A few months later, Fossmo married Alexandra, Tirsa's youngest sister. In June 2001, Fossmo fell ill. He was nursed by Sara Svensson, who moved into his bedroom. She divorced her husband a year later, but Åsa Waldau did not approve of Fossmo's liaison with her. She was put under church discipline and shunned – in Fossmo's bedroom, where she said she was a sex slave. Pastor Fossmo then coveted his neighbour's wife, Anette Linde. They started an affair in the autumn of 2003. Soon thereafter, Sara Svensson started getting anonymous text messages, which she regarded as prophetic. Together with Fossmo's verbal instructions, these messages convinced her to try to kill Alexandra Fossmo. In the early morning of 8 November 2003, she attacked Alexandra with a hammer. Alexandra woke up and resisted the attack. She called her husband who was out in his car (with his lover, Mss. Linde), as well as some church elders. Sara Svensson was sent away from the community. The assault was not reported to the police, and the Fossmos took a plane to a Bible school in Hong Kong. Secretly, Fossmo and Svensson kept in touch. The anonymous text messages also resumed. Svensson was instructed to buy a handgun (not an easy task in Sweden). She was told to shoot Daniel Linde too. The shootings took place in the early morning of 10 January 2004. Alexandra was shot dead in the head in her bed. Daniel Linde was shot in the chest and in his mouth, but he managed to call emergency services and he survived.
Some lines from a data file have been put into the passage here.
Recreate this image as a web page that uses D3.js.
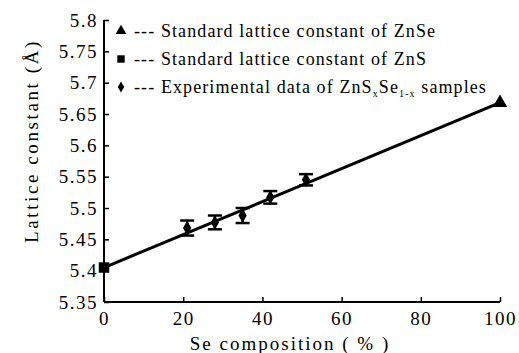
<!DOCTYPE html>
<html>
<head>
<meta charset="utf-8">
<script src="https://cdn.jsdelivr.net/npm/d3@7"></script>
<style>
body { margin:0; background:#fff; }
text { font-family:"Times New Roman","Liberation Serif","DejaVu Serif",serif !important; fill:#000; }
</style>
</head>
<body>
<svg id="chart"></svg>
<script>
// data
var seComp = [21, 28, 35, 42, 51];
var latticeExp = [5.468, 5.477, 5.488, 5.517, 5.545];
var latticeErr = [0.012, 0.011, 0.012, 0.010, 0.009];
var znsPoint = [0, 5.405];
var znsePoint = [100, 5.668];
var fitLine = [[0, 5.405], [100, 5.668]];
var xTicks = [0, 20, 40, 60, 80, 100];
var yTicks = [5.35, 5.4, 5.45, 5.5, 5.55, 5.6, 5.65, 5.7, 5.75, 5.8];

var screen = {width:519, height:353};
var margins = {top:20, bottom:51, left:104, right:19};
var graph = {
    width:screen.width-margins.left-margins.right,
    height:screen.height-margins.top-margins.bottom
};

var svg = d3.select("#chart")
    .attr("width",screen.width)
    .attr("height",screen.height);

var xScale = d3.scaleLinear().domain([0,100]).range([0,graph.width]);
var yScale = d3.scaleLinear().domain([5.35,5.8]).range([graph.height,0]);

var g = svg.append("g")
    .attr("transform","translate("+margins.left+","+margins.top+")");

// axes, ticks pointing inward
var xAxis = d3.axisBottom(xScale).tickValues(xTicks).tickSize(-5).tickPadding(10)
    .tickFormat(d3.format("d"));
var yAxis = d3.axisLeft(yScale).tickValues(yTicks).tickSize(-5).tickPadding(6)
    .tickFormat(function(d){ return d3.format("")(+d.toFixed(2)); });

var xg = g.append("g").attr("transform","translate(0,"+graph.height+")").call(xAxis);
var yg = g.append("g").call(yAxis);
[xg,yg].forEach(function(a){
    a.attr("font-family",null);
    a.select(".domain").attr("stroke","#000").attr("stroke-width",2);
    a.selectAll(".tick line").attr("stroke","#000").attr("stroke-width",1.5);
    a.selectAll(".tick text").style("font-size","19px").style("letter-spacing","1.5px")
        .attr("fill","#000");
});
xg.select(".domain").attr("d","M0,0H"+graph.width);
yg.select(".domain").attr("d","M0,"+graph.height+"V0");

// fit line
var line = d3.line().x(function(d){return xScale(d[0]);}).y(function(d){return yScale(d[1]);});
g.append("path").datum(fitLine).attr("d",line)
    .attr("fill","none").attr("stroke","#000").attr("stroke-width",3);

// error bars
var exp = seComp.map(function(x,i){ return {x:x, y:latticeExp[i], e:latticeErr[i]}; });
var bars = g.selectAll(".err").data(exp).enter().append("g").attr("class","err");
bars.append("line")
    .attr("x1",function(d){return xScale(d.x);}).attr("x2",function(d){return xScale(d.x);})
    .attr("y1",function(d){return yScale(d.y-d.e);}).attr("y2",function(d){return yScale(d.y+d.e);})
    .attr("stroke","#000").attr("stroke-width",2.5);
[-1,1].forEach(function(s){
    bars.append("line")
        .attr("x1",function(d){return xScale(d.x)-7;}).attr("x2",function(d){return xScale(d.x)+7;})
        .attr("y1",function(d){return yScale(d.y+s*d.e);}).attr("y2",function(d){return yScale(d.y+s*d.e);})
        .attr("stroke","#000").attr("stroke-width",2.5);
});
g.selectAll(".pt").data(exp).enter().append("path")
    .attr("transform",function(d){return "translate("+xScale(d.x)+","+yScale(d.y)+")";})
    .attr("d",d3.symbol().type(d3.symbolDiamond).size(60));

// end points
g.append("path")
    .attr("transform","translate("+xScale(znsPoint[0])+","+yScale(znsPoint[1])+")")
    .attr("d",d3.symbol().type(d3.symbolSquare).size(110));
g.append("path")
    .attr("transform","translate("+xScale(znsePoint[0])+","+yScale(znsePoint[1])+")")
    .attr("d",d3.symbol().type(d3.symbolTriangle).size(90));

// legend
var legend = svg.append("g").attr("transform","translate(121,31)");
var symbols = [d3.symbolTriangle, d3.symbolSquare, d3.symbolDiamond];
var sizes = [50, 55, 35];
var entries = legend.selectAll("g").data([0,1,2]).enter().append("g")
    .attr("transform",function(d){return "translate(0,"+(d*28)+")";});
entries.append("path")
    .attr("d",function(d){return d3.symbol().type(symbols[d]).size(sizes[d])();});
var texts = entries.append("text").attr("x",13).attr("y",6)
    .style("font-size","18px").style("letter-spacing","1.1px");
texts.filter(function(d){return d===0;}).text("--- Standard lattice constant of ZnSe");
texts.filter(function(d){return d===1;}).text("--- Standard lattice constant of ZnS");
var t3 = texts.filter(function(d){return d===2;});
t3.append("tspan").text("--- Experimental data of ZnS");
t3.append("tspan").text("x").attr("dy",4).style("font-size","10px");
t3.append("tspan").text("Se").attr("dy",-4);
t3.append("tspan").text("1-x").attr("dy",4).style("font-size","10px");
t3.append("tspan").text(" samples").attr("dy",-4);

// axis titles
svg.append("text").attr("x",290).attr("y",350)
    .attr("text-anchor","middle").style("font-size","19px").style("letter-spacing","2px")
    .text("Se composition ( % )");
svg.append("text").attr("transform","translate(38,141) rotate(-90)")
    .attr("text-anchor","middle").style("font-size","19px").style("letter-spacing","2.6px")
    .text("Lattice constant (Å)");
</script>
</body>
</html>
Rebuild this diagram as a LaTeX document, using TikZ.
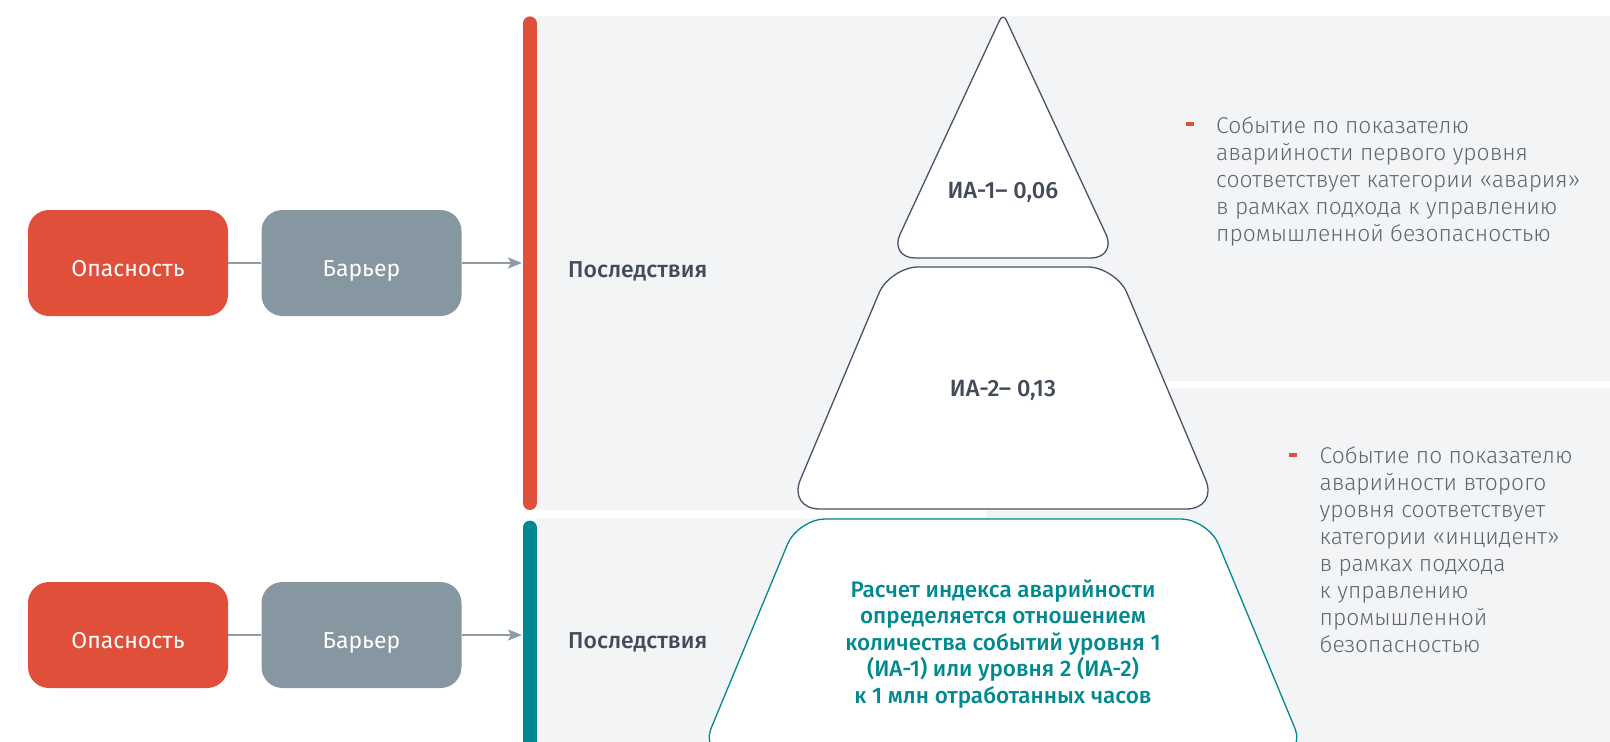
\documentclass[tikz,border=0pt]{standalone}
\usepackage{fontspec}
\setmainfont{Fira Sans}
\newfontfamily\lightfont{Fira Sans Light}
\newfontfamily\medfont{Fira Sans Medium}
\usetikzlibrary{calc,arrows.meta}
\definecolor{hazard}{HTML}{E04F3A}
\definecolor{barrier}{HTML}{8797A1}
\definecolor{panel}{HTML}{F3F4F6}
\definecolor{darktext}{HTML}{434B59}
\definecolor{softtext}{HTML}{5F6673}
\definecolor{tealc}{HTML}{00898F}
\definecolor{edgec}{HTML}{4A5263}
\definecolor{connc}{HTML}{8D9CA6}
% #1 name, #2 prev, #3 corner, #4 next, #5 radius, #6 control distance
\newcommand\mkround[6]{%
  \coordinate (#1a) at ($(#3)!#5!(#2)$);
  \coordinate (#1b) at ($(#3)!#5!(#4)$);
  \coordinate (#1p) at ($(#3)!#6!(#2)$);
  \coordinate (#1q) at ($(#3)!#6!(#4)$);
}
\begin{document}
\begin{tikzpicture}[x=1pt,y=-1pt,
  box/.style={rounded corners=21pt, minimum width=200pt, minimum height=106pt, inner sep=0pt, text=white, font=\fontsize{23}{27}\selectfont, text height=26pt, text depth=0pt},
  conn/.style={draw=connc, line width=2pt},
  sidelabel/.style={font=\medfont\fontsize{23}{27}\selectfont, text=darktext, inner sep=0pt},
  para/.style={font=\lightfont\fontsize{22.8}{27}\selectfont, text=softtext, align=left, inner sep=0pt},
  bullet/.style={fill=hazard, minimum width=8pt, minimum height=4pt, inner sep=0pt},
  tierfill/.style={fill=white, draw=edgec, line width=1.3pt},
  tealtier/.style={fill=white, draw=tealc, line width=1.3pt},
]
\useasboundingbox (0,0) rectangle (1610,742);
% background panels
\fill[panel] (537,16) rectangle (1610,381);
\fill[panel] (537,16) rectangle (1150,510);
\fill[panel] (986,388) rectangle (1610,742);
\fill[panel] (537,518) rectangle (986,742);
% vertical bars
\draw[hazard, line width=14pt, line cap=round] (529.8,23.4) -- (529.8,503);
\draw[tealc, line width=14pt, line cap=round] (529.8,527.6) -- (529.8,780);
\coordinate (bar1) at (522,263);
\coordinate (bar2) at (522,635);
% level 1 triangle
\coordinate (T1) at (1003,13);
\coordinate (T2) at (1117,258);
\coordinate (T3) at (889,258);
\mkround{ta}{T3}{T1}{T2}{8pt}{3.6pt}
\mkround{tb}{T1}{T2}{T3}{26pt}{12pt}
\mkround{tc}{T2}{T3}{T1}{26pt}{12pt}
\draw[tierfill] (taa) .. controls (tap) and (taq) .. (tab) -- (tba) .. controls (tbp) and (tbq) .. (tbb) -- (tca) .. controls (tcp) and (tcq) .. (tcb) -- cycle;
% level 2 trapezoid
\coordinate (M1) at (890,267);
\coordinate (M2) at (1116,267);
\coordinate (M3) at (1218,509);
\coordinate (M4) at (788,509);
\mkround{ma}{M4}{M1}{M2}{28pt}{13pt}
\mkround{mb}{M1}{M2}{M3}{28pt}{13pt}
\mkround{mc}{M2}{M3}{M4}{32pt}{14pt}
\mkround{md}{M3}{M4}{M1}{32pt}{14pt}
\draw[tierfill] (maa) .. controls (map) and (maq) .. (mab) -- (mba) .. controls (mbp) and (mbq) .. (mbb) -- (mca) .. controls (mcp) and (mcq) .. (mcb) -- (mda) .. controls (mdp) and (mdq) .. (mdb) -- cycle;
% base trapezoid
\coordinate (E1) at (798,519);
\coordinate (E2) at (1208,519);
\coordinate (E3) at (1306,755);
\coordinate (E4) at (700,755);
\mkround{ea}{E4}{E1}{E2}{27pt}{12.5pt}
\mkround{eb}{E1}{E2}{E3}{27pt}{12.5pt}
\mkround{ec}{E2}{E3}{E4}{30pt}{13pt}
\mkround{ed}{E3}{E4}{E1}{30pt}{13pt}
\draw[tealtier] (eaa) .. controls (eap) and (eaq) .. (eab) -- (eba) .. controls (ebp) and (ebq) .. (ebb) -- (eca) .. controls (ecp) and (ecq) .. (ecb) -- (eda) .. controls (edp) and (edq) .. (edb) -- cycle;
% texts in pyramid
\node[sidelabel, font=\medfont\fontsize{23.5}{27}\selectfont, anchor=base] (ia1) at (1003,198) {ИА-1– 0,06};
\node[sidelabel, font=\medfont\fontsize{23.5}{27}\selectfont, anchor=base] (ia2) at (1003,396) {ИА-2– 0,13};
\node[font=\medfont\fontsize{22.5}{26.5}\selectfont, text=tealc, align=center, anchor=north, inner sep=0pt] (formula) at (1003,579.5)
  {Расчет индекса аварийности\\определяется отношением\\количества событий уровня 1\\(ИА-1) или уровня 2 (ИА-2)\\к 1 млн отработанных часов};
% consequence labels
\node[sidelabel, anchor=base west] (cons1) at (568,277.5) {Последствия};
\node[sidelabel, anchor=base west] (cons2) at (568,648.5) {Последствия};
% right descriptions
\node[bullet] (d1) at (1190,124) {};
\node[para, anchor=north west] (p1) at (1216,116)
  {Событие по показателю\\аварийности первого уровня\\соответствует категории «авария»\\в рамках подхода к управлению\\промышленной безопасностью};
\node[bullet] (d2) at (1293,454.5) {};
\node[para, anchor=north west] (p2) at (1319.5,446)
  {Событие по показателю\\аварийности второго\\уровня соответствует\\категории «инцидент»\\в рамках подхода\\к управлению\\промышленной\\безопасностью};
% left chains
\node[box, fill=hazard] (h1) at (128,263) {Опасность};
\node[box, fill=barrier] (b1) at (361.5,263) {Барьер};
\node[box, fill=hazard] (h2) at (128,635) {Опасность};
\node[box, fill=barrier] (b2) at (361.5,635) {Барьер};
\draw[conn] (h1) -- (b1);
\draw[conn, -{Stealth[length=14pt, width=11pt, inset=3pt]}] (b1) -- (bar1);
\draw[conn] (h2) -- (b2);
\draw[conn, -{Stealth[length=14pt, width=11pt, inset=3pt]}] (b2) -- (bar2);
\end{tikzpicture}
\end{document}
The district court sentenced Fossmo to life imprisonment for solicitation of murder of Alexandra and attempted murder of Daniel Linde, but acquitted him of the murder of Heléne. Fossmo appealed the convictions and the prosecutor appealed the acquittal, but the verdict was upheld. Fossmo's appeal to the Supreme Court was denied. He wrote without success to the Chancellor of Justice. He then appealed to the European Court of Human Rights, but on 13 February 2007, the judges decided not to hear his case.

==Admission of guilt==
At the end of August 2006, Fossmo admitted guilt in an interview with TV4 and said that he would put his cards on the table for the police. Fossmo also had a new lawyer, Peter Althin. In March 2007, after three interviews, the police decided not to reopen the case.
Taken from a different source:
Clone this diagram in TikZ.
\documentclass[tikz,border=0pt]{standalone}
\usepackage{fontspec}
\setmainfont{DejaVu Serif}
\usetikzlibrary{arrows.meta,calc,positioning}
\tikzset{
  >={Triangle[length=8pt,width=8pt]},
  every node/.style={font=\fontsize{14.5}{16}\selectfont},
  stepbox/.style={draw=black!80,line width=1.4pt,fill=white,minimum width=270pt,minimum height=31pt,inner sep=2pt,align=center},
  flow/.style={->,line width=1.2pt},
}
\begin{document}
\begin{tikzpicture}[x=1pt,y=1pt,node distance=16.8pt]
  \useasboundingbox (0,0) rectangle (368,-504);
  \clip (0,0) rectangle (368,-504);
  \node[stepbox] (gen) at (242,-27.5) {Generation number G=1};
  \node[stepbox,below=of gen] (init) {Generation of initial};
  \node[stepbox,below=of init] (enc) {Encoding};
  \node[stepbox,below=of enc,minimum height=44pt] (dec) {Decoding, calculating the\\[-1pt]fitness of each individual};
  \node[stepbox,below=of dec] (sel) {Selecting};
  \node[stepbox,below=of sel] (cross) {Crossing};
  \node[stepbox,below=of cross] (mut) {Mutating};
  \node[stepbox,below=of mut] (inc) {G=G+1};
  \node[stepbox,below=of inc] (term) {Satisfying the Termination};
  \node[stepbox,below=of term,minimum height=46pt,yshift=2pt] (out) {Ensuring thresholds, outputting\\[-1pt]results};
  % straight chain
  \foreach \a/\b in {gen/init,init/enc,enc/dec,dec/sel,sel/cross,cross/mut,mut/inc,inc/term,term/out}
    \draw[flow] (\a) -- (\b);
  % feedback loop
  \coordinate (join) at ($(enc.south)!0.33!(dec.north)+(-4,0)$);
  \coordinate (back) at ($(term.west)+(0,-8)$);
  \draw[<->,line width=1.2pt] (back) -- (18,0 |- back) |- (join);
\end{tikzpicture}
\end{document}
On 20 July 2007, Helge Fossmo got married in prison. In October 2009, he published an article where he said he was ashamed of what he had done in the cult.
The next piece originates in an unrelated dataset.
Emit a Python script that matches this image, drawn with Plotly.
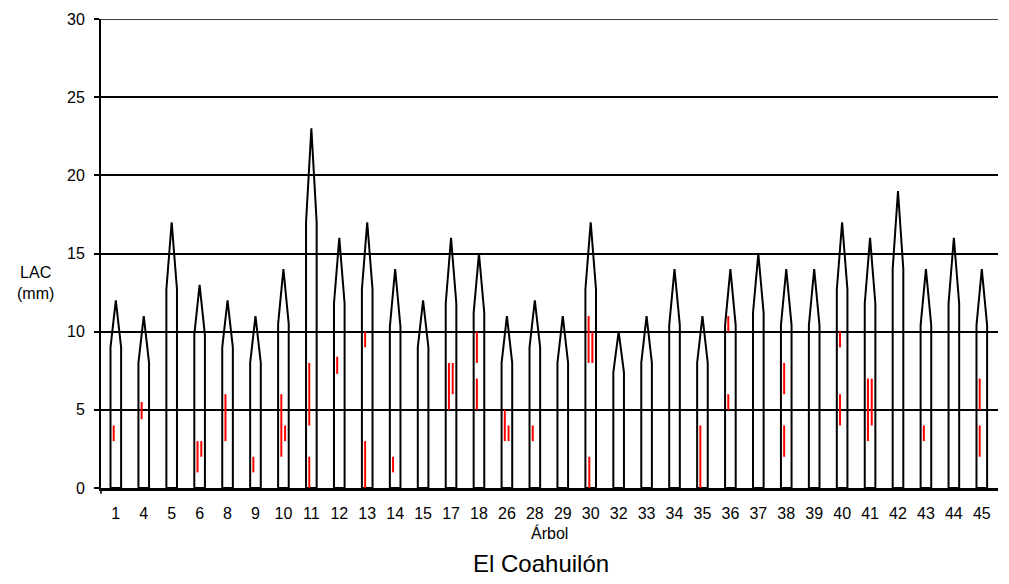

In October 2014, Fossmo's sentence was time-determined by the Örebro District Court, a possibility granted after having serving 10 years of his life sentence. The fixed sentence, of 24 years, meant he would have been released in 2020 on parole, after serving 16 years or two-thirds. In January 2015, the Göta Court of Appeal repealed the decision, on the penalty requirement of at least 24 years of imprisonment for the severity of the crime, so that the application for parole was premature. In late 2019, the court accepted a fixed sentence of 26 years, and was subsequently released in early 2022.